I think I am just running through the macaron recipes in Pierre Hermé’s book. At least those that appeals to me. And who doesn’t like Nutella?
This particular recipe uses the standard macaron shell, minus the Earl Grey and with the cocoa solids bumped up to 30 grams. A teaspoon of coffee extract is added. And instead of the usual red colouring, a light yellow colouring is added, to complement the cocoa colour. After piping the shells, they are topped with crushed Gavotte biscuits.
This particular macaron recipe has an extra component, a tiny square of hazelnut praline, buried in the ganache, to give it that special crunch:
Makes enough for 40 macarons (with plenty left over)
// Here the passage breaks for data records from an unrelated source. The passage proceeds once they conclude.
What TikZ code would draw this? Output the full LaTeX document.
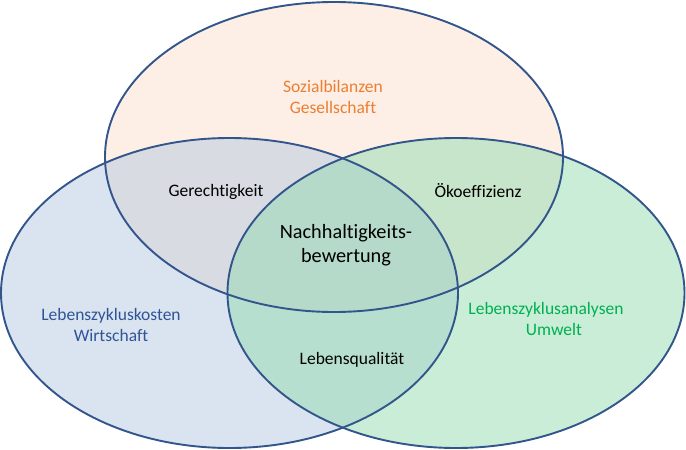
\documentclass[tikz,border=0pt]{standalone}
\usepackage{fontspec}
\setmainfont{Carlito}[Ligatures=NoCommon]
\definecolor{sozialfill}{RGB}{251,223,203}
\definecolor{kostenfill}{RGB}{181,199,225}
\definecolor{umweltfill}{RGB}{147,219,175}
\definecolor{rimblue}{RGB}{50,85,140}
\definecolor{sozialtext}{RGB}{237,125,49}
\definecolor{kostentext}{RGB}{47,85,151}
\definecolor{umwelttext}{RGB}{0,176,80}

\begin{document}
\begin{tikzpicture}[x=1pt,y=-1pt,
  area/.style={fill opacity=0.5},
  rim/.style={draw=rimblue,line width=1.9pt},
  lbl/.style={font=\fontsize{17.5}{21.4}\selectfont,align=center,inner sep=0pt},
  core/.style={font=\fontsize{20.3}{24.5}\selectfont,align=center,inner sep=0pt}]
  \useasboundingbox (0,0) rectangle (686,450);
  % fills
  \fill[sozialfill,area] (334,157) ellipse (229 and 155);
  \fill[kostenfill,area] (229.5,293) ellipse (228.5 and 155);
  \fill[umweltfill,area] (456,293) ellipse (228.5 and 155);
  % outlines
  \draw[rim] (334,157) ellipse (229 and 155);
  \draw[rim] (229.5,293) ellipse (228.5 and 155);
  \draw[rim] (456,293) ellipse (228.5 and 155);
  % labels
  \node[lbl,text=sozialtext] (sozial) at (333,97) {Sozialbilanzen\\Gesellschaft};
  \node[lbl,text=kostentext] (kosten) at (111,325) {Lebenszykluskosten\\Wirtschaft};
  \node[lbl,text=umwelttext] (umwelt) at (546,319) {Lebenszyklusanalysen\\\hspace*{16pt}Umwelt};
  \node[lbl] (gerecht) at (216,192) {Gerechtigkeit};
  \node[lbl] (oeko) at (478,191) {Ökoeffizienz};
  \node[lbl] (qualitaet) at (352,360) {Lebensqualität};
  \node[core] (bewertung) at (346,245) {Nachhaltigkeits-\\bewertung};
\end{tikzpicture}
\end{document}
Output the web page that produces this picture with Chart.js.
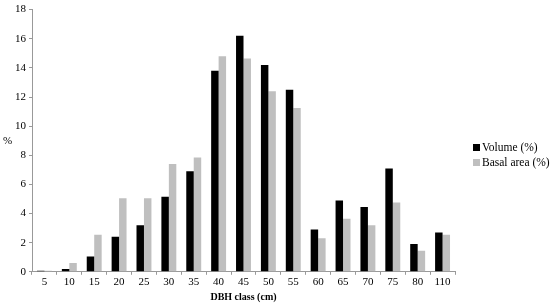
<!DOCTYPE html>
<html>
<head>
<meta charset="utf-8">
<script src="https://cdn.jsdelivr.net/npm/chart.js@4"></script>
<style>
  html, body { margin: 0; padding: 0; background: #fff; }
  #wrap { width: 550px; height: 303px; position: relative; }
  #legend { position: absolute; left: 473px; top: 140px; font: 11.5px 'Liberation Serif', 'Times New Roman', serif; color: #000; }
  #legend div { height: 15px; line-height: 15px; white-space: nowrap; }
  #legend span.box { display: inline-block; width: 7px; height: 7px; margin-right: 2px; vertical-align: 0px; }
</style>
</head>
<body>
<div id="wrap"><canvas id="dbhChart"></canvas><div id="legend"></div></div>
<script>
  // DBH classes (cm)
  const dbhClasses = ['5', '10', '15', '20', '25', '30', '35', '40', '45', '50', '55', '60', '65', '70', '75', '80', '110'];
  // percentage values
  const volumePct = [0.07, 0.2, 1.05, 2.4, 3.2, 5.15, 6.9, 13.8, 16.2, 14.2, 12.5, 2.9, 4.9, 4.45, 7.1, 1.9, 2.7];
  const basalAreaPct = [0.07, 0.6, 2.55, 5.05, 5.05, 7.4, 7.85, 14.8, 14.65, 12.4, 11.25, 2.3, 3.65, 3.2, 4.75, 1.45, 2.55];

  const serif = "'Liberation Serif', 'Times New Roman', serif";

  // "%" label sits horizontally to the left of the y axis
  const percentLabel = {
    id: 'percentLabel',
    afterDraw(chart) {
      const ctx = chart.ctx;
      const y = chart.scales.y;
      ctx.save();
      ctx.font = '11px ' + serif;
      ctx.fillStyle = '#000';
      ctx.textBaseline = 'middle';
      ctx.fillText('%', 3, (y.top + y.bottom) / 2);
      ctx.restore();
    }
  };

  // legend built from the datasets, placed to the right of the plot
  const htmlLegend = {
    id: 'htmlLegend',
    afterUpdate(chart) {
      const box = document.getElementById('legend');
      box.innerHTML = '';
      chart.data.datasets.forEach(ds => {
        const row = document.createElement('div');
        const sw = document.createElement('span');
        sw.className = 'box';
        sw.style.background = ds.backgroundColor;
        row.appendChild(sw);
        row.appendChild(document.createTextNode(ds.label));
        box.appendChild(row);
      });
    }
  };

  new Chart(document.getElementById('dbhChart'), {
    type: 'bar',
    data: {
      labels: dbhClasses,
      datasets: [
        { label: 'Volume (%)', data: volumePct, backgroundColor: '#000000' },
        { label: 'Basal area (%)', data: basalAreaPct, backgroundColor: '#bfbfbf' }
      ]
    },
    options: {
      responsive: true,
      maintainAspectRatio: false,
      animation: false,
      datasets: { bar: { categoryPercentage: 0.6, barPercentage: 1.0 } },
      layout: { padding: { left: 12, top: 0, right: 95, bottom: 0 } },
      plugins: {
        legend: { display: false },
        tooltip: { enabled: false }
      },
      scales: {
        x: {
          grid: { drawOnChartArea: false, color: '#999', tickLength: 3 },
          border: { color: '#999' },
          ticks: { color: '#000', font: { family: serif, size: 11 }, padding: 1, maxRotation: 0 },
          title: { display: true, text: 'DBH class (cm)', color: '#000', font: { family: serif, size: 10, weight: 'bold' }, padding: { top: 1, bottom: 0 } }
        },
        y: {
          min: 0,
          max: 18,
          ticks: { stepSize: 2, color: '#000', font: { family: serif, size: 11 }, padding: 3 },
          grid: { drawOnChartArea: false, color: '#999', tickLength: 3 },
          border: { color: '#999' }
        }
      }
    },
    plugins: [percentLabel, htmlLegend]
  });
</script>
</body>
</html>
10 grams whole hazelnuts with their skin
10 grams unsalted butter
23 grams milk chocolate couverture (40% cocoa solids)
83 grams Nutella
43 grams Gavotte biscuits
1) Preheat the oven to 170C. Spread out the hazelnuts on a baking tray. Put the tray in the oven and roast the nuts for about 15 minutes.
2) Tip the hot nuts into a wide-mesh sieve or colander. Roll the nuts around to remove the skins then transfer the nuts to a plastic bag. Using a rolling pin, crush them into medium-sized pieces.
3) Chop up the chocolate and put it in a bowl over a pan of barely simmering water. Add in the Nutella and the butter cut into pieces.
4) Stir to a smooth consistency then add the pieces of hazelnut and crumbled Gavotte biscuits.
5) Pour the praline onto a baking sheet lined with parchment paper and use a spatula to smooth the praline to a thickness of about 4 mm.
6) Set aside in the fridge for 1 hour then transfer it to the freezer for 2 hours.
7) Cut frozen praline into 1.5 cm squares and return the squares to the freezer until ready to use.
The original recipe calls for 33 grams Nutella and 50 grams Piedmont hazelnut paste. But I honestly have no idea where to find the hazelnut paste (I did contemplate making my own, but, i was lazy) and I figure, everyone likes Nutella. Due to the extra Nutella I decided to use the dark chocolate ganache instead of the milk chocolate ganache used by Pierre.
One point to note – it is important to get the praline to the right thickness. If it is too thin, you probably won’t get the intended crunch. And if it is too thick (as I discovered), you have problem sandwiching the macaron shells.